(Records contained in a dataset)

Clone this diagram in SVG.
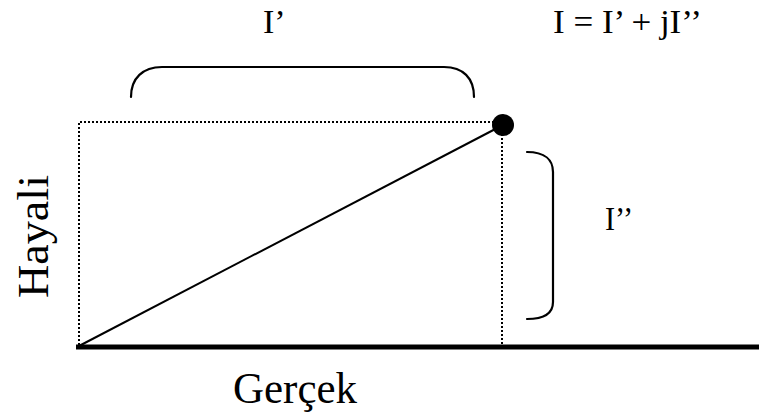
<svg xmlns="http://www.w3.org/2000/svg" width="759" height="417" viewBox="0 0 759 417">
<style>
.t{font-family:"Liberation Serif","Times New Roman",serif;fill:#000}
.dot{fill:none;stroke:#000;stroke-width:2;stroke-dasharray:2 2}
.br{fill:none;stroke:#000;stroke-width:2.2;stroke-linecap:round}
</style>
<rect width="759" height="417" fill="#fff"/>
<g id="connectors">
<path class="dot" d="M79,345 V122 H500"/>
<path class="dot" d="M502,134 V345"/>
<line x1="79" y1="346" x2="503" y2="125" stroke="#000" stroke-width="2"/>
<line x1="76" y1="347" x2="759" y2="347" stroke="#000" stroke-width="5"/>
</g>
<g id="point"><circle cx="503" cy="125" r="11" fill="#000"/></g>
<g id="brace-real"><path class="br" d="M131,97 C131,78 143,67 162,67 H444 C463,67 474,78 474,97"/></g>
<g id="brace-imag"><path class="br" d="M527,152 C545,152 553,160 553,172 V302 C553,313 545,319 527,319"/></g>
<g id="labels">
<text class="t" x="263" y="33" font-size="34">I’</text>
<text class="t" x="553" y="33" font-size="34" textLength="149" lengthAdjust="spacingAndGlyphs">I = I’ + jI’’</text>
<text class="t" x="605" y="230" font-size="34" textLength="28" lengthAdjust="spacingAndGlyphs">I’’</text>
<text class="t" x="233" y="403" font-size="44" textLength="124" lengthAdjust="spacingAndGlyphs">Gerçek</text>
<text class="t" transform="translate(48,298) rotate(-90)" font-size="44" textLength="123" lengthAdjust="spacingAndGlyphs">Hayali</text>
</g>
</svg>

--

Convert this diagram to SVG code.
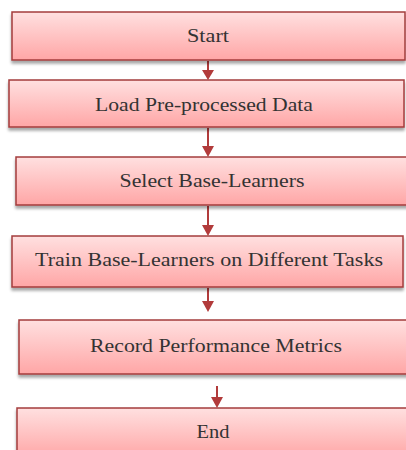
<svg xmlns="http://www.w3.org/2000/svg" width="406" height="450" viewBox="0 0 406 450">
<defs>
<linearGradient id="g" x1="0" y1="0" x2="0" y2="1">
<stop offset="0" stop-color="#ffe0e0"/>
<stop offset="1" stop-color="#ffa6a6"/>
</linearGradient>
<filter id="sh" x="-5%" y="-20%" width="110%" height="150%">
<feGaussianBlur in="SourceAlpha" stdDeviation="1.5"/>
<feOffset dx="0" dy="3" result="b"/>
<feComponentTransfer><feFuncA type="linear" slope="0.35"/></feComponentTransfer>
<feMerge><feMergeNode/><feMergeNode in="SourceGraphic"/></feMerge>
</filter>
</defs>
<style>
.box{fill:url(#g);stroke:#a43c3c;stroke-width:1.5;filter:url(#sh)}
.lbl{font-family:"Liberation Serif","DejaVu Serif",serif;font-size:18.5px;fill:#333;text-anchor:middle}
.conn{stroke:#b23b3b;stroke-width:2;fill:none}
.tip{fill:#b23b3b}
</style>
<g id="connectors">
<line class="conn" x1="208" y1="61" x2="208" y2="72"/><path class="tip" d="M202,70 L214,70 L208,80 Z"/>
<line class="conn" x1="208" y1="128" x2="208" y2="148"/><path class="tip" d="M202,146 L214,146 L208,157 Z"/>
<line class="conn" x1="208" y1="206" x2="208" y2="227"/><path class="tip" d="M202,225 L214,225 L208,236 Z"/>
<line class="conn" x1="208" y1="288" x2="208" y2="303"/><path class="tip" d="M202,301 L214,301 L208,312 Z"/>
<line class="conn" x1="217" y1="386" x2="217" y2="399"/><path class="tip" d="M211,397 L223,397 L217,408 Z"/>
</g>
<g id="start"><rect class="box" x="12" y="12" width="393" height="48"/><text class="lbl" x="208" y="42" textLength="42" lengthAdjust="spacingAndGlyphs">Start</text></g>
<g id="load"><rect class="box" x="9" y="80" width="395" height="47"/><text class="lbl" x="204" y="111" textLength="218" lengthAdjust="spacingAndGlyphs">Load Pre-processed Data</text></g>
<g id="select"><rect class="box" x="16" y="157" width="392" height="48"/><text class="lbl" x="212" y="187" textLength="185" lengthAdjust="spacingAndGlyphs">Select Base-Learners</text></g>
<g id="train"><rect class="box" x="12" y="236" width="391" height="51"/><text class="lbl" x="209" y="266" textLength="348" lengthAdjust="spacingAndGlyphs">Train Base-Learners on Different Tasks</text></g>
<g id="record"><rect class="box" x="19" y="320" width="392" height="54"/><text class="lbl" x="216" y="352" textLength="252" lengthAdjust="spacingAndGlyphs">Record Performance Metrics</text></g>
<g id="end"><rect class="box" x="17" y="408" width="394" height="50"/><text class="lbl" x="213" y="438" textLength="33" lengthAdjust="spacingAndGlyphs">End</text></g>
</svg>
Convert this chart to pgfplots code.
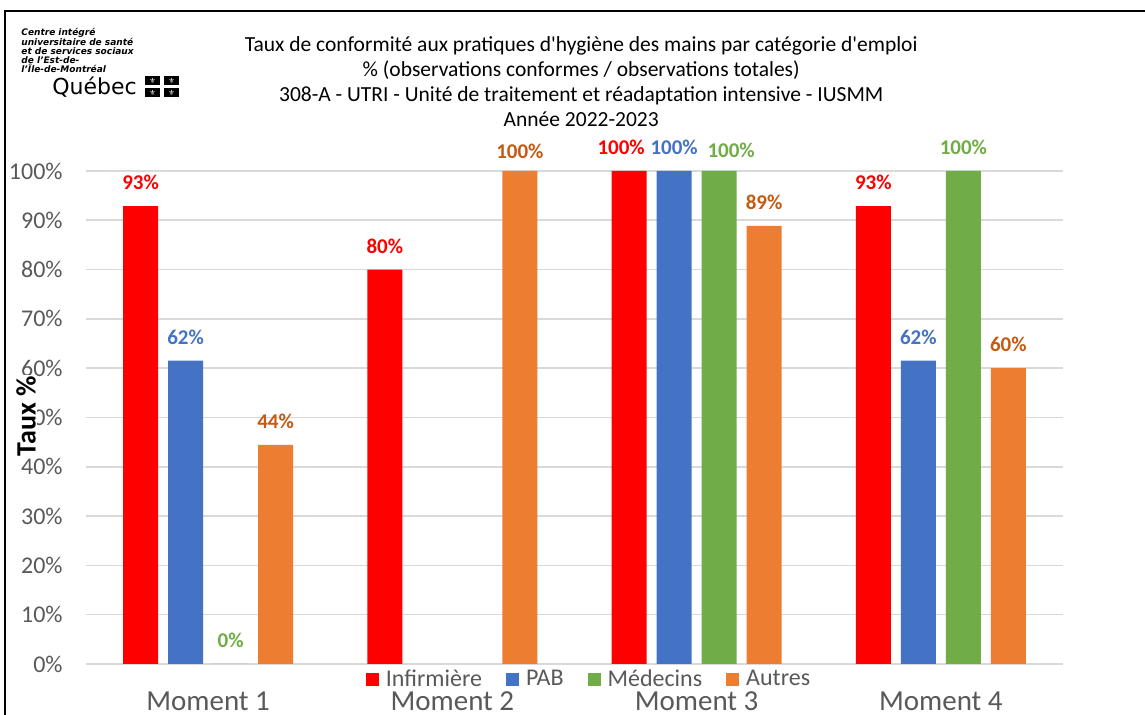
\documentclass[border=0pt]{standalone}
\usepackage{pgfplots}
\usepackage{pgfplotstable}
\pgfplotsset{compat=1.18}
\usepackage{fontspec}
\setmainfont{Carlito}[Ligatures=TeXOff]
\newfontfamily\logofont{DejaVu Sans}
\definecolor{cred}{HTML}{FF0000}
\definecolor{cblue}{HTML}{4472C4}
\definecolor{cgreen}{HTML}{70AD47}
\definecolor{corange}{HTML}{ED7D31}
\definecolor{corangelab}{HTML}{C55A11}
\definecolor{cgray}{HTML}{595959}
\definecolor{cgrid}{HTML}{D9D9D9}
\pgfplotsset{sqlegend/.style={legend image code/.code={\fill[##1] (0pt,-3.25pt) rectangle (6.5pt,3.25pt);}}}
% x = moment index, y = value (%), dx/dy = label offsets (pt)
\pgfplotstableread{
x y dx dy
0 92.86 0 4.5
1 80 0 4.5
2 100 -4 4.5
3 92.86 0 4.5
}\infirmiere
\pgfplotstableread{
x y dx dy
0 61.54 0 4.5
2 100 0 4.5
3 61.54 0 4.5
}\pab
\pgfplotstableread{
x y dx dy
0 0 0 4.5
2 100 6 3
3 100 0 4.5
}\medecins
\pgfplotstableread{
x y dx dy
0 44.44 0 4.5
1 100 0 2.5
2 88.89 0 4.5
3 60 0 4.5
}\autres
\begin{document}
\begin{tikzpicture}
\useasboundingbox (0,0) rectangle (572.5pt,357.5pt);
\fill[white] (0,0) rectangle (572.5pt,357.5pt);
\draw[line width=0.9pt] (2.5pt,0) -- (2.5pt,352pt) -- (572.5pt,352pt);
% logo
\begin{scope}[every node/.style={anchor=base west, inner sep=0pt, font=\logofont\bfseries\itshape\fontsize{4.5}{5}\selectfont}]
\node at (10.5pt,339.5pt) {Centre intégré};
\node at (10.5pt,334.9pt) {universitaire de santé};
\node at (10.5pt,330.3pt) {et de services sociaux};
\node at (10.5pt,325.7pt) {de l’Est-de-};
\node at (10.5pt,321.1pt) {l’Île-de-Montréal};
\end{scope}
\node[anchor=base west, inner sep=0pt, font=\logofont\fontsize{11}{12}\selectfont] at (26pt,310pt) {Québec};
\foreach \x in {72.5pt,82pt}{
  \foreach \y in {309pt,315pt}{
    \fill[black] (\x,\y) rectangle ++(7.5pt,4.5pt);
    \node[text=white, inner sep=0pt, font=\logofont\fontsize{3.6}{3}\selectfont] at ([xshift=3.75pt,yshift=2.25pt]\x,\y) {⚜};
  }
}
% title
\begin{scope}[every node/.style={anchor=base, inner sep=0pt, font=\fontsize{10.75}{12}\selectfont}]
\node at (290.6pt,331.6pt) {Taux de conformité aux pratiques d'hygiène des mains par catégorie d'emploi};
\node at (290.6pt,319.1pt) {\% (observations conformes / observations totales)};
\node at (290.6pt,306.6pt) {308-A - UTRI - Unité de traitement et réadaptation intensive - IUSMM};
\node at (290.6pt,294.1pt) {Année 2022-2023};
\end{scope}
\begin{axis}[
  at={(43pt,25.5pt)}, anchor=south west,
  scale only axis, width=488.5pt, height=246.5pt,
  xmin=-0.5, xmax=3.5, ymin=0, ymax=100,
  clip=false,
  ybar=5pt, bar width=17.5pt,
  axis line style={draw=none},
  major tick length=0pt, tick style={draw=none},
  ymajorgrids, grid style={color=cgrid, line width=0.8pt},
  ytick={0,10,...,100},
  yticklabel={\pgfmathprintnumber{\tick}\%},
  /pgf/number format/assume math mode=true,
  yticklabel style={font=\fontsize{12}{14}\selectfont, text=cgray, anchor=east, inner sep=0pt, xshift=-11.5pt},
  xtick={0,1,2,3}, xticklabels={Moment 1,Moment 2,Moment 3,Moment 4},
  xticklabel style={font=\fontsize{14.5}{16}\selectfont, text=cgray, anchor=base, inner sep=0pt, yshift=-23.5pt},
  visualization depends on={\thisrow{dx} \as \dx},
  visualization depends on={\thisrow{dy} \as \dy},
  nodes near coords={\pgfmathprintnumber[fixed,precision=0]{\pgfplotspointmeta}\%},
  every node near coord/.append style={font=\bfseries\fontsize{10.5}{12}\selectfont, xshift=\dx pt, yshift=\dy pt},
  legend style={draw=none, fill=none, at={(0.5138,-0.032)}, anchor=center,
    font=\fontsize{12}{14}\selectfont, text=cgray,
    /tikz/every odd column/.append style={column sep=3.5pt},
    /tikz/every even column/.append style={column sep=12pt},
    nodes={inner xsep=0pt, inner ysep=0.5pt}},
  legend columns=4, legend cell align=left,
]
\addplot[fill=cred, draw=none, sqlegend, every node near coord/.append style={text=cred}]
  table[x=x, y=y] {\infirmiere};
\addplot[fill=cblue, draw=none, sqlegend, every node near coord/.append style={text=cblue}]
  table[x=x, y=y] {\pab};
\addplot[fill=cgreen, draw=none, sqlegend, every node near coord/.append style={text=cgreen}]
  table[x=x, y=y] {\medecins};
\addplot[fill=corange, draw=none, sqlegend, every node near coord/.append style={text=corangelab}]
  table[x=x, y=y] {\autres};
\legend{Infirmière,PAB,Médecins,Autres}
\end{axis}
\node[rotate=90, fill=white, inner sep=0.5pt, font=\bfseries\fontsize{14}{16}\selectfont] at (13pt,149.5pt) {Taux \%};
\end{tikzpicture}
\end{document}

### Task
How many lines of these entries contain "diagram"? Answer with the number and nothing else.

### Written answer
2